With all of that in mind, this is what I plan to do:

I’m going to wait and see if Finnair resurrects its non-stop flight between Helsinki and Los Angeles and I’m going to wait and see if it’s safe/advisable to travel back to LA later this year.

  • If traveling isn’t a problem and the Finnair flight is resurrected, I’ll ask British Airways to rebook me on my original routing and on my original dates (I’d still love to fly in the Finnair A350 again).
  • If traveling isn’t a problem and it looks like the Finnair flight will remain grounded, I’ll ask British Airways to reroute me (probably through Heathrow) on my outbound journey and on my original dates.
  • If traveling doesn’t look like it’s going to be a good idea I’ll almost certainly request a full refund unless British Airways starts to offer a bonus on top of any vouchers it’s issuing. BA isn’t going to go out of business and I do enough flying with the airline to be sure that I’ll easily use up the value of the voucher before 2022, so a voucher that is worth more than the value of my fare would be interesting.

Bottom Line

Right now, there is no need for me to rush to make a decision so I may as well take my time and see how things pan out.

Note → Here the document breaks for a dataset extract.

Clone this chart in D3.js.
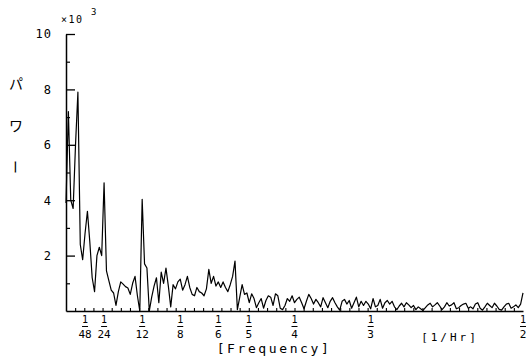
<!DOCTYPE html>
<html>
<head>
<meta charset="utf-8">
<script src="https://cdn.jsdelivr.net/npm/d3@7"></script>
<style>
  html, body { margin: 0; padding: 0; background: #fff; }
  svg { display: block; }
</style>
</head>
<body>
<svg id="chart" width="527" height="357"></svg>
<script>
// Periodogram: power (x10^3) at harmonics k/384 [1/Hr], k = 0..192
const harmonicCount = 384;
const power = [
  3.9, 7.2, 4.0, 3.7, 6.0, 7.9, 2.4, 1.85, 2.8, 3.6,
  2.5, 1.2, 0.7, 2.0, 2.3, 2.0, 4.63, 1.45, 1.1, 0.75,
  0.65, 0.2, 0.7, 1.05, 0.97, 0.88, 0.83, 0.6, 1.0, 1.25,
  0.55, 0.0, 4.03, 1.7, 1.55, 0.0, 0.5, 0.9, 1.2, 0.3,
  1.4, 1.0, 1.55, 0.9, 0.15, 0.95, 0.8, 1.05, 1.15, 0.75,
  0.95, 1.25, 0.85, 0.6, 0.55, 0.85, 0.7, 0.65, 0.55, 0.8,
  1.5, 1.0, 1.25, 0.9, 1.05, 0.85, 1.05, 0.85, 0.7, 0.95,
  1.25, 1.8, 0.05, 0.5, 0.95, 0.6, 0.65, 0.3, 0.62, 0.45,
  0.12, 0.3, 0.45, 0.1, 0.38, 0.55, 0.5, 0.2, 0.62, 0.55,
  0.1, 0.05, 0.2, 0.45, 0.35, 0.55, 0.3, 0.42, 0.5, 0.3,
  0.08, 0.35, 0.6, 0.45, 0.25, 0.42, 0.3, 0.15, 0.48, 0.3,
  0.12, 0.35, 0.48, 0.3, 0.15, 0.03, 0.35, 0.42, 0.25, 0.38,
  0.1, 0.3, 0.5, 0.15, 0.35, 0.2, 0.35, 0.25, 0.08, 0.45,
  0.15, 0.2, 0.42, 0.1, 0.3, 0.38, 0.25, 0.35, 0.15, 0.05,
  0.18, 0.28, 0.15, 0.3, 0.22, 0.12, 0.2, 0.05, 0.15, 0.08,
  0.02, 0.12, 0.22, 0.28, 0.15, 0.22, 0.3, 0.18, 0.05, 0.15,
  0.3, 0.18, 0.22, 0.3, 0.08, 0.12, 0.2, 0.25, 0.28, 0.1,
  0.15, 0.08, 0.25, 0.3, 0.1, 0.03, 0.15, 0.28, 0.2, 0.12,
  0.28, 0.18, 0.06, 0.03, 0.15, 0.25, 0.28, 0.1, 0.15, 0.22,
  0.12, 0.25, 0.65
];
const yMajorTicks = [2, 4, 6, 8, 10];
const yMinorTicks = [1, 3, 5, 7, 9];
const xFractionDenominators = [48, 24, 12, 8, 6, 5, 4, 3, 2];
const xMinorStep = 0.01;
const yLabelChars = ["パ", "ワ", "ー"];
const xTitle = "[Frequency]";
const xUnit = "[1/Hr]";

const svg = d3.select("#chart");
const x = d3.scaleLinear().domain([0, 0.5]).range([66, 523]);
const y = d3.scaleLinear().domain([0, 10]).range([311, 34]);
const mono = "'DejaVu Sans Mono', monospace";

// Y axis: major ticks pointing right with labels on the left
const yAxis = svg.append("g").attr("transform", `translate(${x(0)},0)`)
  .call(d3.axisLeft(y).tickValues(yMajorTicks).tickSizeInner(-9).tickSizeOuter(0)
    .tickPadding(14).tickFormat(d3.format("d")));
yAxis.select(".domain").attr("stroke-width", 1.5);
yAxis.selectAll(".tick line").attr("stroke-width", 1.3);
yAxis.selectAll("text").attr("font-family", mono).attr("font-size", 12)
  .attr("letter-spacing", 1).attr("fill", "#000");

svg.append("g").attr("transform", `translate(${x(0)},0)`)
  .call(d3.axisRight(y).tickValues(yMinorTicks).tickSize(4).tickFormat(""))
  .call(g => g.select(".domain").remove())
  .selectAll(".tick line").attr("stroke-width", 1.2);

// Y axis: x10^3 multiplier
svg.append("text").attr("x", x(0) - 5).attr("y", y(10) - 11)
  .attr("font-family", mono).attr("font-size", 10).attr("letter-spacing", 1.5).text("×10");
svg.append("text").attr("x", x(0) + 25).attr("y", y(10) - 19)
  .attr("font-family", mono).attr("font-size", 9).text("3");

// Y axis label (vertical Japanese)
yLabelChars.forEach((c, i) => {
  const cy = 83 + i * 42;
  const t = svg.append("text")
    .attr("font-family", "'Noto Sans CJK JP', sans-serif").attr("font-size", 14)
    .attr("text-anchor", "middle").attr("dominant-baseline", "central").text(c);
  if (c === "ー") t.attr("transform", `translate(16,${cy}) rotate(90)`);
  else t.attr("x", 16).attr("y", cy);
});

// X axis: baseline and minor ticks every 0.01
const xMinor = d3.range(1, 50).map(i => i * xMinorStep);
const xAxis = svg.append("g").attr("transform", `translate(0,${y(0)})`)
  .call(d3.axisBottom(x).tickValues(xMinor).tickSizeInner(-3).tickSizeOuter(0).tickFormat(""));
xAxis.select(".domain").attr("stroke-width", 1.5);
xAxis.selectAll(".tick line").attr("stroke-width", 1.1);

// X axis fraction labels 1/n
const frac = svg.append("g").attr("font-family", mono).attr("fill", "#000");
xFractionDenominators.forEach(n => {
  const fx = x(1 / n);
  frac.append("text").attr("x", fx).attr("y", 323).attr("text-anchor", "middle")
    .attr("font-size", 10).text("1");
  frac.append("line").attr("x1", fx - 3).attr("x2", fx + 3).attr("y1", 326.5).attr("y2", 326.5)
    .attr("stroke", "#000").attr("stroke-width", 1);
  frac.append("text").attr("x", fx).attr("y", 338).attr("text-anchor", "middle")
    .attr("font-size", 11).text(String(n));
});

svg.append("text").attr("x", 274).attr("y", 353).attr("text-anchor", "middle")
  .attr("font-family", mono).attr("font-size", 13).attr("letter-spacing", 2.6).text(xTitle);
svg.append("text").attr("x", 450).attr("y", 341).attr("text-anchor", "middle")
  .attr("font-family", mono).attr("font-size", 11).attr("letter-spacing", 3).text(xUnit);

// Spectrum line
const line = d3.line()
  .x((d, k) => x(k / harmonicCount))
  .y(d => y(d));
svg.append("path").datum(power)
  .attr("fill", "none").attr("stroke", "#000").attr("stroke-width", 1.2)
  .attr("stroke-linejoin", "round").attr("d", line);
</script>
</body>
</html>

As it was an airline that cancelled my flight and not me I’m in a very strong position, and acting in haste or without due care and attention is not in my best interest. I’ve made sure that I’m aware of my options (I even called up British Airways to check there are no hidden issues I’ve overlooked) and I’ve thought through how I’ll approach these options as my departure date approaches. For the next few months I’m going to wait and see how circumstances change and only act when there’s a lot more certainty around the issues that I see as key. Doing otherwise would risk making a poor decision.